Electrical – Re-Wiring to add new main panel and make existing panel a sub

electrical-panel

Our house is mid 1990's with 200 Amp service. The meter is on a garage wall (attached to the house) and the panel is in the laundry room about 20 meters / 60' distant. I'm not sure how the panel feed runs from the meter, but think it may be under the garage slab, entering the house via the crawl space. The panel is 100% used, although many circuits serve only one or at best a few outlets.

The issue I have is that the original owner only put 1 15 amp service to the garage.

I am a wood worker and plan to buy an electric vehicle in the next year or so, so want more circuits to the garage – 120 and 240V, but as the main is full and the garage is on slab, this is not a simple proposition.

What I would like to do is add a new panel in the garage, on the inside wall directly behind where the meter is located. My thinking is to make it the main panel, with the existing panel converted to being a sub panel.

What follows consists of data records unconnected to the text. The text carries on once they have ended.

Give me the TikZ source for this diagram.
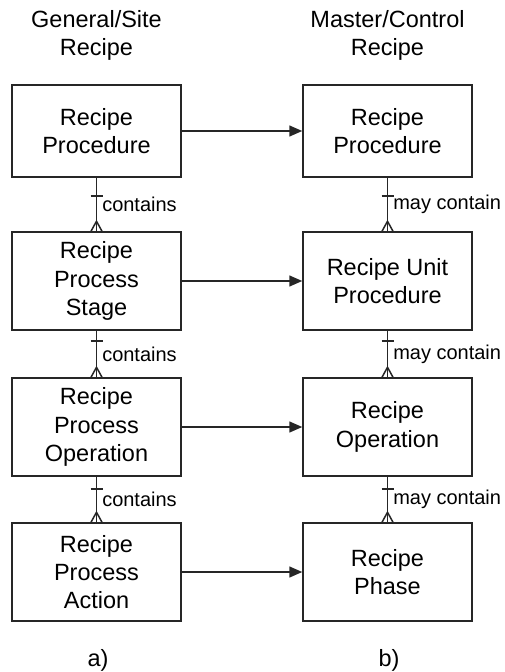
\documentclass[tikz,border=0pt]{standalone}
\usepackage{fontspec}
\setmainfont{Liberation Sans}
\usetikzlibrary{arrows.meta}
\begin{document}
\begin{tikzpicture}[x=1pt,y=-1pt,
  box/.style={draw=black!85,line width=1.5pt,minimum width=169pt,align=center,
    inner sep=0pt,font=\fontsize{23.5}{28.3}\selectfont},
  head/.style={align=center,inner sep=0pt,font=\fontsize{23.5}{28}\selectfont},
  rel/.style={anchor=west,inner sep=0pt,font=\fontsize{20}{22}\selectfont},
  link/.style={draw=black!85,line width=1.5pt,-{Triangle[length=13pt,width=11pt]}},
  conn/.style={draw=black!85,line width=1.5pt}]
  \useasboundingbox (0,0) rectangle (505,672);

  % column headers
  \node[head] (ha) at (96.5,35) {General/Site\\Recipe};
  \node[head] (hb) at (387.5,35) {Master/Control\\Recipe};

  % general/site recipe column
  \node[box,minimum height=92pt] (a1) at (96.5,131) {Recipe\\Procedure};
  \node[box,minimum height=98pt] (a2) at (96.5,281) {Recipe\\Process\\Stage};
  \node[box,minimum height=98pt] (a3) at (96.5,427) {Recipe\\Process\\Operation};
  \node[box,minimum height=98pt] (a4) at (96.5,572) {Recipe\\Process\\Action};

  % master/control recipe column
  \node[box,minimum height=92pt] (b1) at (387.5,131) {Recipe\\Procedure};
  \node[box,minimum height=98pt] (b2) at (387.5,281) {Recipe Unit\\Procedure};
  \node[box,minimum height=98pt] (b3) at (387.5,427) {Recipe\\Operation};
  \node[box,minimum height=98pt] (b4) at (387.5,572) {Recipe\\Phase};

  % captions
  \node[head] (ca) at (98,660) {a)};
  \node[head] (cb) at (389,660) {b)};

  % transformation arrows
  \foreach \i in {1,...,4}
    \draw[link] (a\i.east) -- (b\i.west);

  % one-to-many containment links with bar and crow's foot
  \foreach \c/\t/\bar/\lab in {a/1/18/contains,a/2/10/contains,a/3/12/contains,
                               b/1/18/may contain,b/2/10/may contain,b/3/12/may contain}{
    \pgfmathtruncatemacro{\n}{\t+1}
    \draw[conn] (\c\t.south) -- (\c\n.north)
      node[rel,midway,xshift=5pt] (lab\c\t) {\lab};
    \draw[conn] ([xshift=-6pt,yshift=-\bar pt]\c\t.south) -- ([xshift=6pt,yshift=-\bar pt]\c\t.south);
    \draw[conn] ([xshift=-5.5pt]\c\n.north) -- ([yshift=10pt]\c\n.north) -- ([xshift=5.5pt]\c\n.north);
  }
\end{tikzpicture}
\end{document}
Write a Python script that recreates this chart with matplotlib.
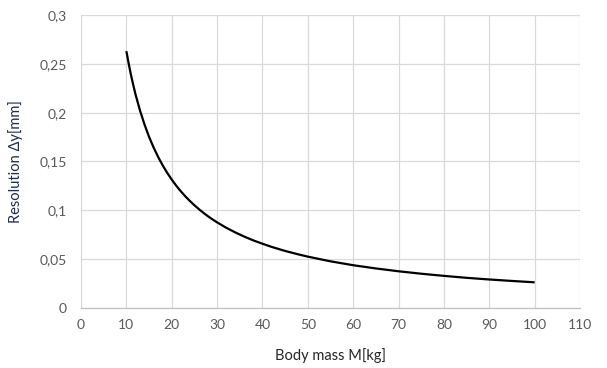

In the new garage panel, there will be a need for 60-100 Amps to feed the new ccts for power tools and a vehicle charger. The rest of the power in the house will be unaffected.

The major power users currently on the main panel are a heat pump and electric hot water heater. The heat pump (60A) can be moved to the garage panel fairly easily, the hot water tank cannot.

My question, before bringing in electricians to quote on the job, is whether / how I can achieve my goal. Is it feasible to convert the existing main to a sub panel & bring all power from the meter to the new garage panel and then feed the existing panel from it or is there something else I need to consider?

Suggestions welcomed

Best Answer

This is a feasible undertaking. You should be able to reuse the existing run from the meter and land it at the new main panel. You can also have the electrician pre-run the wires for the car charger

For the new main panel, install a panel with more spaces that you think you'll need, you already saw the result of not having enough spaces.

The biggest thing to make sure is that the current panel has it's neutral and ground completely separated when it becomes a subpanel. Many times in the main panel the grounds and neutrals will be on the same bar, but in a subpanel they must be completely isolated from each other. How easy this conversion is depends on how much slack the previous installer left on each wire.